**Goal**
Copy exactly, and only, the lines below from the first through the one containing "const dtYTicks = [0, 0.2, 0.4, 0.6, 0.8];", both included; pictures are omitted.

**Given information**
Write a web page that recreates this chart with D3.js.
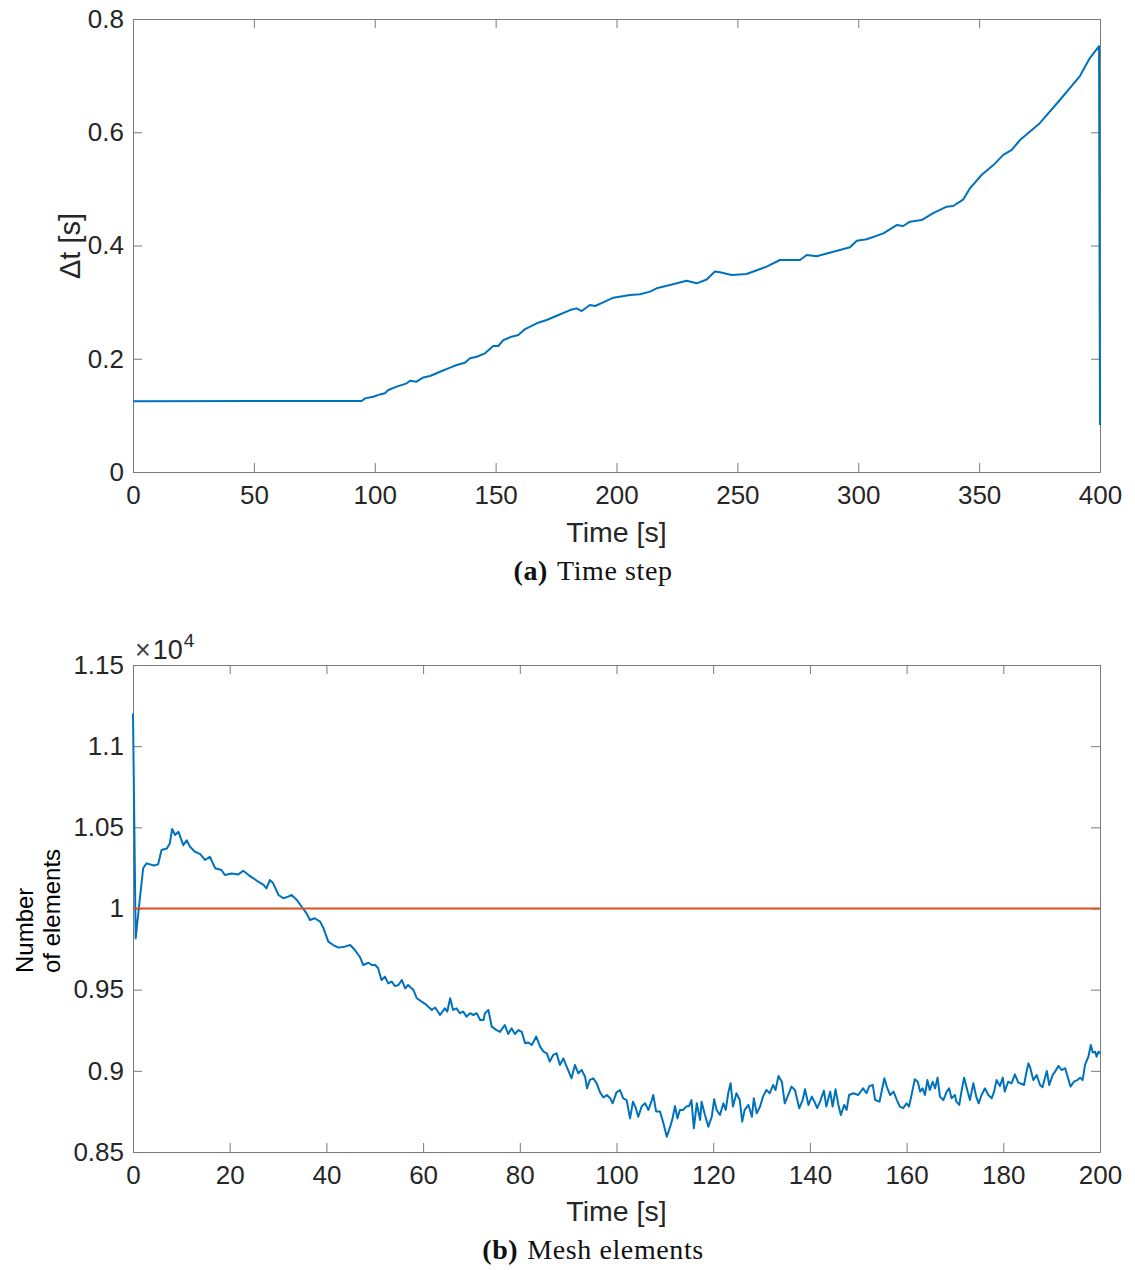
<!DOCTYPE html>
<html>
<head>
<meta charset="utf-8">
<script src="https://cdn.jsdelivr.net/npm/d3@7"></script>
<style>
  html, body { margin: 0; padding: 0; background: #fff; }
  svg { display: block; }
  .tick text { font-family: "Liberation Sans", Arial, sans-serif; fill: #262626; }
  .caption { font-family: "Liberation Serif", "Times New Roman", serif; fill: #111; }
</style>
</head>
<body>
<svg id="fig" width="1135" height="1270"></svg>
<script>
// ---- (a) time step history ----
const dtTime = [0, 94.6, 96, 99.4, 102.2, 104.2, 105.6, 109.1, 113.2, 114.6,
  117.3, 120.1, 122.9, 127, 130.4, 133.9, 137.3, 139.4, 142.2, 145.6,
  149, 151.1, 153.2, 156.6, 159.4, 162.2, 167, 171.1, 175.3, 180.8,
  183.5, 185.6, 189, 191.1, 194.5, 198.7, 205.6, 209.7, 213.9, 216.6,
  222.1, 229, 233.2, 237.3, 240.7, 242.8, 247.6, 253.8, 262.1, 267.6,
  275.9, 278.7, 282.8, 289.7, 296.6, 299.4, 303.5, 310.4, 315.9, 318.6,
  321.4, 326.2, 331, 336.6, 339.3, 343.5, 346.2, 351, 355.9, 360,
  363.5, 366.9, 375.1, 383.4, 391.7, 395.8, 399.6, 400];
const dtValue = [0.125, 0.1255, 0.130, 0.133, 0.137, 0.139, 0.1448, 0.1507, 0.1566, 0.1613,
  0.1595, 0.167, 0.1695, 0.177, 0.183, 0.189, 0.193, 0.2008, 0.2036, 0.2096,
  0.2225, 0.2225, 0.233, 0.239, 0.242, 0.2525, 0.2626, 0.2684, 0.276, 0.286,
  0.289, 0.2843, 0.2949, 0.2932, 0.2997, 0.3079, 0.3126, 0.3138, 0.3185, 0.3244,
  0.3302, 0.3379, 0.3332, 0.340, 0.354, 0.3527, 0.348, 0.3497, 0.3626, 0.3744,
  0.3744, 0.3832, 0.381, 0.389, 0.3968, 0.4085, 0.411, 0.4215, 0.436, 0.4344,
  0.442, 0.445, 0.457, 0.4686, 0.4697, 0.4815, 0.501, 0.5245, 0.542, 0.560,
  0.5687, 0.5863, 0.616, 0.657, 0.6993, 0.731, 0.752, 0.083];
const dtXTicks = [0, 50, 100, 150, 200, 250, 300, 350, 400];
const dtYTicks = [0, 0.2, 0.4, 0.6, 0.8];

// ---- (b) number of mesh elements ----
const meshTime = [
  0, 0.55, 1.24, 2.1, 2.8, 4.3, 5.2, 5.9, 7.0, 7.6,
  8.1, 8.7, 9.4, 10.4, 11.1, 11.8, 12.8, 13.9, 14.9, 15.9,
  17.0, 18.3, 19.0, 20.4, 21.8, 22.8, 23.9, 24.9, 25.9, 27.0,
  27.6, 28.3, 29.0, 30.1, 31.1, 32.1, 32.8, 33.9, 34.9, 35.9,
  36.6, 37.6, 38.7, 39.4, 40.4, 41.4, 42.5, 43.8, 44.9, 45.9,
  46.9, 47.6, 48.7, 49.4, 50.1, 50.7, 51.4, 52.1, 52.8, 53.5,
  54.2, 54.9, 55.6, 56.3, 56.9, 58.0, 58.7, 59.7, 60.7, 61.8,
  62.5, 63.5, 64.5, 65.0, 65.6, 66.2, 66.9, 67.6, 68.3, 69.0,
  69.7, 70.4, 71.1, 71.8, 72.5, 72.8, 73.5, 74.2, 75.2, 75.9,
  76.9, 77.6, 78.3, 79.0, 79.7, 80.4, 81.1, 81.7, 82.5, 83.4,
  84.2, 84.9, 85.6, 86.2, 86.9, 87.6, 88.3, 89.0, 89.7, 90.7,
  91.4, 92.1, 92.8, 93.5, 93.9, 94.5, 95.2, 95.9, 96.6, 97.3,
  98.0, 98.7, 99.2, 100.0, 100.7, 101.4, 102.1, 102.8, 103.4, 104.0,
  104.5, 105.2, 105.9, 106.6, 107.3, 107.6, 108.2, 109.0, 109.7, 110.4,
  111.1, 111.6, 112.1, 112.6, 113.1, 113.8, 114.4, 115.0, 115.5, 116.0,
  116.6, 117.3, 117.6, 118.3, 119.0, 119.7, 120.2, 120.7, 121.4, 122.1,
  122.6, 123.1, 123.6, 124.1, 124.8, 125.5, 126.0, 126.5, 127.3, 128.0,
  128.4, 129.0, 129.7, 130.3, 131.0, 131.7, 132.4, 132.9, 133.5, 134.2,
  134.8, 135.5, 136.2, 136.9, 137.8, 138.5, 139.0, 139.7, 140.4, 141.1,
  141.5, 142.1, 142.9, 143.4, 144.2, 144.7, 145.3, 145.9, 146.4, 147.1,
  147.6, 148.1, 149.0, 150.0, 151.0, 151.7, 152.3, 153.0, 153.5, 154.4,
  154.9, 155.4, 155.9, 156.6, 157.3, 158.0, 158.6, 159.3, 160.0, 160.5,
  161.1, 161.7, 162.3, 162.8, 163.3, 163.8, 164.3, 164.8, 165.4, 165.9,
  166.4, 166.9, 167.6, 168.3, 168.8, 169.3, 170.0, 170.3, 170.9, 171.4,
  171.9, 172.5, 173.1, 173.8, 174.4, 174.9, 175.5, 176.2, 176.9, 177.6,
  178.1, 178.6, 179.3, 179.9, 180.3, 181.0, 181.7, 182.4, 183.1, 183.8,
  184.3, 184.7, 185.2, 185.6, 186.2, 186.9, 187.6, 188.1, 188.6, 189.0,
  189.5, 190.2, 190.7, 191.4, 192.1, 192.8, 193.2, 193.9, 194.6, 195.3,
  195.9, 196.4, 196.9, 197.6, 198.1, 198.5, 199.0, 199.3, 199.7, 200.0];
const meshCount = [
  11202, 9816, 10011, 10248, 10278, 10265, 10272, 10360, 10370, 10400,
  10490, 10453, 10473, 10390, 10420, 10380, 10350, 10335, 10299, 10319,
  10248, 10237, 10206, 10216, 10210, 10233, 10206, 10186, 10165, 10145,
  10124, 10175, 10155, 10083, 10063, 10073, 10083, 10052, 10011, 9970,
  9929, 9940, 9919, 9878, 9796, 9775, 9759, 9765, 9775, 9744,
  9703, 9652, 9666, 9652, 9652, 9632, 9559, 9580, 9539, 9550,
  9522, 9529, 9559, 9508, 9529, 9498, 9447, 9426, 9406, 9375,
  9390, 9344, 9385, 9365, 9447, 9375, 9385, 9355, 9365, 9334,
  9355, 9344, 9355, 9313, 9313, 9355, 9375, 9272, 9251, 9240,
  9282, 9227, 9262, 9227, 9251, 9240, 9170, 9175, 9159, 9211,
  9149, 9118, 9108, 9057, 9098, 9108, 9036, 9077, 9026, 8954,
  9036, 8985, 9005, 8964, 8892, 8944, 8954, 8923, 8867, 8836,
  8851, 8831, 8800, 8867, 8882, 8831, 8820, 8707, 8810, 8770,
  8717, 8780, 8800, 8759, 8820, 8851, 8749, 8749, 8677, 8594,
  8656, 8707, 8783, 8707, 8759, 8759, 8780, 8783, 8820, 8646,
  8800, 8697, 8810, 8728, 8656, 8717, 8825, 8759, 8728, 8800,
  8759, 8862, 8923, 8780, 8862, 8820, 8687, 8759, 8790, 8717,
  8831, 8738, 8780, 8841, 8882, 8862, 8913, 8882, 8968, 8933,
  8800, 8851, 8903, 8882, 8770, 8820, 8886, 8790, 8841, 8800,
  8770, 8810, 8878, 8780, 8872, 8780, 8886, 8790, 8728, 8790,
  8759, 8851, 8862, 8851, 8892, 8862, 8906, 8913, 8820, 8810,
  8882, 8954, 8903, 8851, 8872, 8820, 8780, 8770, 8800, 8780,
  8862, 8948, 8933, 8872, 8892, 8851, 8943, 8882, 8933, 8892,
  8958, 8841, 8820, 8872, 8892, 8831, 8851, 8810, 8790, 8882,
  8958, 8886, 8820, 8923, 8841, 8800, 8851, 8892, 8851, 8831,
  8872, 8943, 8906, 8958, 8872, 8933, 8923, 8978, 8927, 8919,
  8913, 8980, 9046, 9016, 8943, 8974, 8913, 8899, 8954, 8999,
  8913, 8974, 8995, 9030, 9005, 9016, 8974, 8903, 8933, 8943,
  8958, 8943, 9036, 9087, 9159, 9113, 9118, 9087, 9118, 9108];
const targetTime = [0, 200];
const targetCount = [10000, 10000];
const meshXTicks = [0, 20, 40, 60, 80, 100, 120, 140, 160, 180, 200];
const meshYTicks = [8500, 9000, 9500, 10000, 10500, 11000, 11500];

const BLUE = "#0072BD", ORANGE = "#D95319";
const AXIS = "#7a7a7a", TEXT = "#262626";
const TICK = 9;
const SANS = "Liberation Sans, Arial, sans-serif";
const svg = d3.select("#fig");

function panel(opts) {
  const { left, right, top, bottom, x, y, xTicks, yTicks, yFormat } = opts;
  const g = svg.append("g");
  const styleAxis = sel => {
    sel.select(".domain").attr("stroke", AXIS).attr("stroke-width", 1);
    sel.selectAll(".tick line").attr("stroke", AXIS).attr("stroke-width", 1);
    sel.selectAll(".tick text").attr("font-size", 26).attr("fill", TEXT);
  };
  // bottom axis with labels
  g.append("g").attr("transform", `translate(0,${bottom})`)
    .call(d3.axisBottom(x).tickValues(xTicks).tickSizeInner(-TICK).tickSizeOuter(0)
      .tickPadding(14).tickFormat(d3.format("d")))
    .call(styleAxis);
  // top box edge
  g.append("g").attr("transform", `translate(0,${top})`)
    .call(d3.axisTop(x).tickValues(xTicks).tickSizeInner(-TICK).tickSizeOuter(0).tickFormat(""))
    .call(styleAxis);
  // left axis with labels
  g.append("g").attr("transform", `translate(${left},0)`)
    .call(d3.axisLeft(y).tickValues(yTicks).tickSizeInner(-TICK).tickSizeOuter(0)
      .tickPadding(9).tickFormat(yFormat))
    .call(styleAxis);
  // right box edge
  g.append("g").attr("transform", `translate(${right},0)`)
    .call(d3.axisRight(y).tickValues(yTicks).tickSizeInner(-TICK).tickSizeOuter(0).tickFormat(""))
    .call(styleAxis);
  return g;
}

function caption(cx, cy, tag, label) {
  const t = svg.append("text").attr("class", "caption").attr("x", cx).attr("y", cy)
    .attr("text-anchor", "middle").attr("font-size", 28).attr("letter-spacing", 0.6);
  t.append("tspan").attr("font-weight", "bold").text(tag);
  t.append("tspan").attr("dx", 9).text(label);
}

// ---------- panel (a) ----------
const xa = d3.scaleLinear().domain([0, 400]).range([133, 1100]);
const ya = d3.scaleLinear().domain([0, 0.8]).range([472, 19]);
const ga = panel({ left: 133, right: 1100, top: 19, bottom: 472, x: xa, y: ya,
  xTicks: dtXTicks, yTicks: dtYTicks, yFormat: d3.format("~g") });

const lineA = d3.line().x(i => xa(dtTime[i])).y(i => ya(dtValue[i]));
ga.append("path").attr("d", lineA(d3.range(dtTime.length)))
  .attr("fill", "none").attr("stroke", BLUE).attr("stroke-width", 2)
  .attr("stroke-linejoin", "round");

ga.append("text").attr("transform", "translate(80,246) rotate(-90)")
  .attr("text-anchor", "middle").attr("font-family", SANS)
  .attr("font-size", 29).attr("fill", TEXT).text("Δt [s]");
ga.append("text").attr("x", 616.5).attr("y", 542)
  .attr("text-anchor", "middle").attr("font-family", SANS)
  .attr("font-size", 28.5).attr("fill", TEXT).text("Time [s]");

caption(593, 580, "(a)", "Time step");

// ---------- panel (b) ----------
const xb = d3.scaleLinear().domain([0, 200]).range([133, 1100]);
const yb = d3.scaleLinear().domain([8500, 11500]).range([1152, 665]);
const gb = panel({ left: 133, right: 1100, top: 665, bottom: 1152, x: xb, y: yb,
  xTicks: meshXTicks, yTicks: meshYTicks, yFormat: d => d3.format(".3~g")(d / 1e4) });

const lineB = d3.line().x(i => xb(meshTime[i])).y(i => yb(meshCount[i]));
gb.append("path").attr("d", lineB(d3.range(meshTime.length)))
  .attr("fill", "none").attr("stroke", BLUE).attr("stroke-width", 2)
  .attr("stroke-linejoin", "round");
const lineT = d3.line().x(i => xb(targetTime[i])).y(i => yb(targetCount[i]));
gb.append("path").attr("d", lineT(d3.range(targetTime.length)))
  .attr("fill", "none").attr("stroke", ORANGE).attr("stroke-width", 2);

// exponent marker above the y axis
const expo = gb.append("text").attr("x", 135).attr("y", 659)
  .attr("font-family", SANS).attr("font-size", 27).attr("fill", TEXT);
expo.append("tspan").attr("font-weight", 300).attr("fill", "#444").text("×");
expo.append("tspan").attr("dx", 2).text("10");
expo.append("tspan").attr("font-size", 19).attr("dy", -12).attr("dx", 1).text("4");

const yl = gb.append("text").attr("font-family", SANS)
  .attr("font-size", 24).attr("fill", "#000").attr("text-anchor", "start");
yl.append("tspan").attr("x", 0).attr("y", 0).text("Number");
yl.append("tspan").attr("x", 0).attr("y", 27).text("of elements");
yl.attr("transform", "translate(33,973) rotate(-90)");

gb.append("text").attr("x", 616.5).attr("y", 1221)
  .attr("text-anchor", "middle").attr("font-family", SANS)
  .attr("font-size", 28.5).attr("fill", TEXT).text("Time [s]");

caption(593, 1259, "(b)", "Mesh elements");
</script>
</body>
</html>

**Reply to the exercise**
Write a web page that recreates this chart with D3.js.
<!DOCTYPE html>
<html>
<head>
<meta charset="utf-8">
<script src="https://cdn.jsdelivr.net/npm/d3@7"></script>
<style>
  html, body { margin: 0; padding: 0; background: #fff; }
  svg { display: block; }
  .tick text { font-family: "Liberation Sans", Arial, sans-serif; fill: #262626; }
  .caption { font-family: "Liberation Serif", "Times New Roman", serif; fill: #111; }
</style>
</head>
<body>
<svg id="fig" width="1135" height="1270"></svg>
<script>
// ---- (a) time step history ----
const dtTime = [0, 94.6, 96, 99.4, 102.2, 104.2, 105.6, 109.1, 113.2, 114.6,
  117.3, 120.1, 122.9, 127, 130.4, 133.9, 137.3, 139.4, 142.2, 145.6,
  149, 151.1, 153.2, 156.6, 159.4, 162.2, 167, 171.1, 175.3, 180.8,
  183.5, 185.6, 189, 191.1, 194.5, 198.7, 205.6, 209.7, 213.9, 216.6,
  222.1, 229, 233.2, 237.3, 240.7, 242.8, 247.6, 253.8, 262.1, 267.6,
  275.9, 278.7, 282.8, 289.7, 296.6, 299.4, 303.5, 310.4, 315.9, 318.6,
  321.4, 326.2, 331, 336.6, 339.3, 343.5, 346.2, 351, 355.9, 360,
  363.5, 366.9, 375.1, 383.4, 391.7, 395.8, 399.6, 400];
const dtValue = [0.125, 0.1255, 0.130, 0.133, 0.137, 0.139, 0.1448, 0.1507, 0.1566, 0.1613,
  0.1595, 0.167, 0.1695, 0.177, 0.183, 0.189, 0.193, 0.2008, 0.2036, 0.2096,
  0.2225, 0.2225, 0.233, 0.239, 0.242, 0.2525, 0.2626, 0.2684, 0.276, 0.286,
  0.289, 0.2843, 0.2949, 0.2932, 0.2997, 0.3079, 0.3126, 0.3138, 0.3185, 0.3244,
  0.3302, 0.3379, 0.3332, 0.340, 0.354, 0.3527, 0.348, 0.3497, 0.3626, 0.3744,
  0.3744, 0.3832, 0.381, 0.389, 0.3968, 0.4085, 0.411, 0.4215, 0.436, 0.4344,
  0.442, 0.445, 0.457, 0.4686, 0.4697, 0.4815, 0.501, 0.5245, 0.542, 0.560,
  0.5687, 0.5863, 0.616, 0.657, 0.6993, 0.731, 0.752, 0.083];
const dtXTicks = [0, 50, 100, 150, 200, 250, 300, 350, 400];
const dtYTicks = [0, 0.2, 0.4, 0.6, 0.8];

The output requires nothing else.